◆ Provided material:
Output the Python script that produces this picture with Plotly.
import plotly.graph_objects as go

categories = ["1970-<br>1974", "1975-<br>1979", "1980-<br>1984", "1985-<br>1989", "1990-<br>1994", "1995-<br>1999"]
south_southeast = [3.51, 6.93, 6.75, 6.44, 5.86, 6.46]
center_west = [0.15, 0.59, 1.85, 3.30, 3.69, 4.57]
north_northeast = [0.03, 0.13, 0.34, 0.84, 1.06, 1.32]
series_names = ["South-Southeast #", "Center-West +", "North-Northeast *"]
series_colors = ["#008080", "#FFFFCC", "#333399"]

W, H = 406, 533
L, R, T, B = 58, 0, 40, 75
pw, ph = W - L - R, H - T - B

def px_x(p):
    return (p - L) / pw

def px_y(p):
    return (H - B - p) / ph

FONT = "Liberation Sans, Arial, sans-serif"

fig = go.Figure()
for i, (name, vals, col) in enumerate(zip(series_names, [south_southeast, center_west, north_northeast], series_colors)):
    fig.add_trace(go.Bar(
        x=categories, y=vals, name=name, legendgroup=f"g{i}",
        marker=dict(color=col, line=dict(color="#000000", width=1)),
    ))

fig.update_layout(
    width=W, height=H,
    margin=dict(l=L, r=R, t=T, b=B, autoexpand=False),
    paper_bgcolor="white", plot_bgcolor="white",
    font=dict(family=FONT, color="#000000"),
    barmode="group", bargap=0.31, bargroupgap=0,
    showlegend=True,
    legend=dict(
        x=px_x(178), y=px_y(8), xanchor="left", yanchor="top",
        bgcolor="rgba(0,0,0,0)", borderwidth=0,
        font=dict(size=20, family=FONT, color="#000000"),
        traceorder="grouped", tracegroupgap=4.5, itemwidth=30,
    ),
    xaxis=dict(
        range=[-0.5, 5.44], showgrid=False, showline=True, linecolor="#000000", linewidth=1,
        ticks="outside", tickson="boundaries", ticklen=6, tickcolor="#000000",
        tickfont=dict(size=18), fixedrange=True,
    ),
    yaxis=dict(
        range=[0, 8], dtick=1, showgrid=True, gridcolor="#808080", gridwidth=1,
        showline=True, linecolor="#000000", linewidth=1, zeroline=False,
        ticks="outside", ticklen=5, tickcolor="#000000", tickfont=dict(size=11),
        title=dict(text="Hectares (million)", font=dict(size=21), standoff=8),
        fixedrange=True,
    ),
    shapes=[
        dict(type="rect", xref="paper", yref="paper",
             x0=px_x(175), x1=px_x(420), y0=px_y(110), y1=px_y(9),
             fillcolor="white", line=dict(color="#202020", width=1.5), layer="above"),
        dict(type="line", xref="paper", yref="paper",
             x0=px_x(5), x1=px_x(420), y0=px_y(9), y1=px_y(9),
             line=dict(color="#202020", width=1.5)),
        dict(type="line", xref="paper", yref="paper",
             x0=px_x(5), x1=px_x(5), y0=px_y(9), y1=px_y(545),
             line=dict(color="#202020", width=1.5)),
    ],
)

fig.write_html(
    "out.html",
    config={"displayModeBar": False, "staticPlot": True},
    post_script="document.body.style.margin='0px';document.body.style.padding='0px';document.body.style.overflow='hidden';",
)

...

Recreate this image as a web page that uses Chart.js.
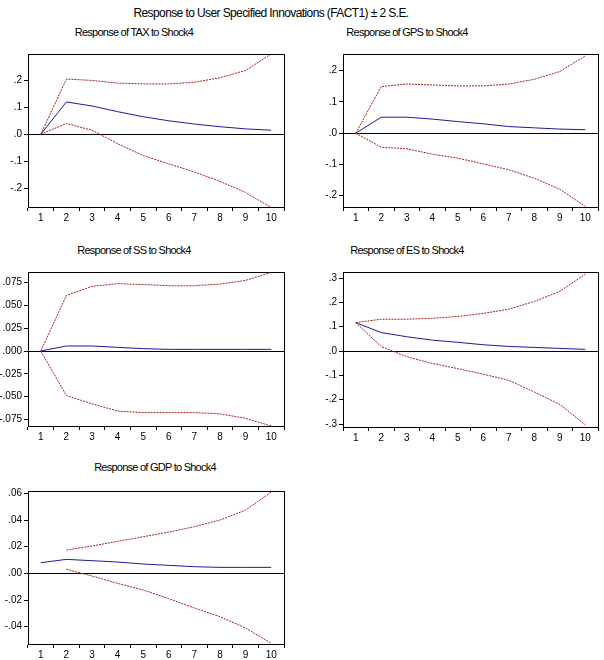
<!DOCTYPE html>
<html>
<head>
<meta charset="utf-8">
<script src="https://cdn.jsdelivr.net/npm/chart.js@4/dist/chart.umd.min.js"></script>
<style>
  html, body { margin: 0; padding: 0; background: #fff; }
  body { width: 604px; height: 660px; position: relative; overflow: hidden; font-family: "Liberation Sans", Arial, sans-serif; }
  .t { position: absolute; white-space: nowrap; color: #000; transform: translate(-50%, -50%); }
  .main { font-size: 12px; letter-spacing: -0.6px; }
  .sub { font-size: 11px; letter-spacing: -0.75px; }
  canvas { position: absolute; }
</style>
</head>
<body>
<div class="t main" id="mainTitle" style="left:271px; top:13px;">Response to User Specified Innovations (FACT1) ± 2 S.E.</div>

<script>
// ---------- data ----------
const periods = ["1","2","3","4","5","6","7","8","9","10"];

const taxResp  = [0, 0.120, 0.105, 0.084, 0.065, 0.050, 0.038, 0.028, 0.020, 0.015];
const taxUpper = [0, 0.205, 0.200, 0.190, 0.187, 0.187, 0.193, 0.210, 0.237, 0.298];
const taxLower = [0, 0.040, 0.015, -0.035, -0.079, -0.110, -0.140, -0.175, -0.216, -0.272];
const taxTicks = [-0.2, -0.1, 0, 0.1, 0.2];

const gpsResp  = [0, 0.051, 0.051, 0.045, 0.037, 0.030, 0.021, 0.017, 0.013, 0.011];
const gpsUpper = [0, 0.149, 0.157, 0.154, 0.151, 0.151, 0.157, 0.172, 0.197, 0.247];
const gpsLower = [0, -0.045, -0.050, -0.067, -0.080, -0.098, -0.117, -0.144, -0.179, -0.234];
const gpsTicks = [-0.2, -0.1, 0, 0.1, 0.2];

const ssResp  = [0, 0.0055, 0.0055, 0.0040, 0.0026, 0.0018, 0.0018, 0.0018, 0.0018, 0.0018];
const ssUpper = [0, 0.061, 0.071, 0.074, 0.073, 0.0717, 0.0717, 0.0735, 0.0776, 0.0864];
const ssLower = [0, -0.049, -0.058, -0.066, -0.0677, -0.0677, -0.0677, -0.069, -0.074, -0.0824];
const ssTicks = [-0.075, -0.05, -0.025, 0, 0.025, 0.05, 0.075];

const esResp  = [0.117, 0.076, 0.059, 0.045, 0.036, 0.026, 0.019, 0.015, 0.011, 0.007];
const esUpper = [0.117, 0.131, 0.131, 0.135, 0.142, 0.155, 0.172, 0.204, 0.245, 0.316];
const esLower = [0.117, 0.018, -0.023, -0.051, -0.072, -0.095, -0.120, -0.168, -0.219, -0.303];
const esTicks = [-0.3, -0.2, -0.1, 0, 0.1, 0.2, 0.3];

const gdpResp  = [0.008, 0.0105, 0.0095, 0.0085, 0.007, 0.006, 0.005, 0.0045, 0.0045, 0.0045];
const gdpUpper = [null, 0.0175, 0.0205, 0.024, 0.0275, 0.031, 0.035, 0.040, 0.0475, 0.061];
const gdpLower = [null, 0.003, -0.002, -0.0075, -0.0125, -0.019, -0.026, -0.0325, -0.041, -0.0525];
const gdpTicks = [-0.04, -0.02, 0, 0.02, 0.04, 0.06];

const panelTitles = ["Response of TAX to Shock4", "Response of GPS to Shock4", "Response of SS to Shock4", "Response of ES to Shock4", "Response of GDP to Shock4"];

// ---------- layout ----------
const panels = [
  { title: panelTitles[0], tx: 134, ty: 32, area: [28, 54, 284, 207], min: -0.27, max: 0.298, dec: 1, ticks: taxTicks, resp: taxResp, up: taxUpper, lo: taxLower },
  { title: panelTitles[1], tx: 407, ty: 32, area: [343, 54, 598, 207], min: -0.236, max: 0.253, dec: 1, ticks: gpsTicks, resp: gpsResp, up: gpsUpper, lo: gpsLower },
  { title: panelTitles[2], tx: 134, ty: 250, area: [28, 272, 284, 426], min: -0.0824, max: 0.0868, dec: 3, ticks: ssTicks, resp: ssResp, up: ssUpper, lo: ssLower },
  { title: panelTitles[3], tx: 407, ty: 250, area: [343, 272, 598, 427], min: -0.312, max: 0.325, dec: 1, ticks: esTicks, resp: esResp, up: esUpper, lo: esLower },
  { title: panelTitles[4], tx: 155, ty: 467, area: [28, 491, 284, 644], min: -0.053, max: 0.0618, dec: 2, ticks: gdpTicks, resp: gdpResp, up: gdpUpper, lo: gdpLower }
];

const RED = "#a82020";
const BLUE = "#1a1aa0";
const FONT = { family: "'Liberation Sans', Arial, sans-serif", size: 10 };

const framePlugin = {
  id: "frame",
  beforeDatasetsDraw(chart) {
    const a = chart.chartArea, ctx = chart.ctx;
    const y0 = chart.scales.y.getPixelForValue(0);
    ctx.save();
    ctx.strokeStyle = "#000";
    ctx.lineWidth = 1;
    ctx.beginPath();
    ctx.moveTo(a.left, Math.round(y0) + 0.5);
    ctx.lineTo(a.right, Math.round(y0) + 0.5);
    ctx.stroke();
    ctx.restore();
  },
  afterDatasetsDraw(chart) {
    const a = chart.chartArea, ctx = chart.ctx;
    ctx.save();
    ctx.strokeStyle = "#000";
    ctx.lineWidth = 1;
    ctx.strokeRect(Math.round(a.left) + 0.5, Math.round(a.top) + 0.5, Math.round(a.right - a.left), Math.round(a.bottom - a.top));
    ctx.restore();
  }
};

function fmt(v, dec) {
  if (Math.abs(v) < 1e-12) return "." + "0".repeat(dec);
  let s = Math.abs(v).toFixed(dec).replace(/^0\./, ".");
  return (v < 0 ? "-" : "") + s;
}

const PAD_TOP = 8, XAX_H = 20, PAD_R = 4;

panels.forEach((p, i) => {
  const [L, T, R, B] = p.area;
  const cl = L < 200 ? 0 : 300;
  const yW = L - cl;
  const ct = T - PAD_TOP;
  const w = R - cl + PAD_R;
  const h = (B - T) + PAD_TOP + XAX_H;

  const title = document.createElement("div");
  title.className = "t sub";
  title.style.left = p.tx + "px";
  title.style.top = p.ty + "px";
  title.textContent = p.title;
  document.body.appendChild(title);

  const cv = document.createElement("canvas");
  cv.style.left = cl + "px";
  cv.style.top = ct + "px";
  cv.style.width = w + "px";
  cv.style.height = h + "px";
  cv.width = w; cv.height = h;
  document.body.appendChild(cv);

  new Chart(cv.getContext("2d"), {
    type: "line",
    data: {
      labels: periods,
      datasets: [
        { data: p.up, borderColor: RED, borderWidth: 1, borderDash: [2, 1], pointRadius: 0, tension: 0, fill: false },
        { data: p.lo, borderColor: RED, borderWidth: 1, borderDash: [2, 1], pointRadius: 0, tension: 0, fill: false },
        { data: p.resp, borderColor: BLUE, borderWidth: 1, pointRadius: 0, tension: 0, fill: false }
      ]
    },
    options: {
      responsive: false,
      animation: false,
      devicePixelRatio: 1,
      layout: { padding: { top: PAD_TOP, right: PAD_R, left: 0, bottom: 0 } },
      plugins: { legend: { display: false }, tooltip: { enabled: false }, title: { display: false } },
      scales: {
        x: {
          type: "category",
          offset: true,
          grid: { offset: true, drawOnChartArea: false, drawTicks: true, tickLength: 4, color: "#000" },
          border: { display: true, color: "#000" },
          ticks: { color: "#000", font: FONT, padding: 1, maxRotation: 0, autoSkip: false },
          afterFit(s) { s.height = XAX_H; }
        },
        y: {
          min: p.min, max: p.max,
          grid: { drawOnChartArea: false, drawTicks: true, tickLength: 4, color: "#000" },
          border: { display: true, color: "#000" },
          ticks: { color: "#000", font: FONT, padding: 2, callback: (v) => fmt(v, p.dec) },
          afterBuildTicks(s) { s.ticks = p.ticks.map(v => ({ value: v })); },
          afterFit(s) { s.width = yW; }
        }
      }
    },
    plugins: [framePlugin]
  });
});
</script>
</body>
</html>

◆ Exercise directions: Lines containing the string "that" should be counted; reply with their number and nothing more.

◆ The result: 2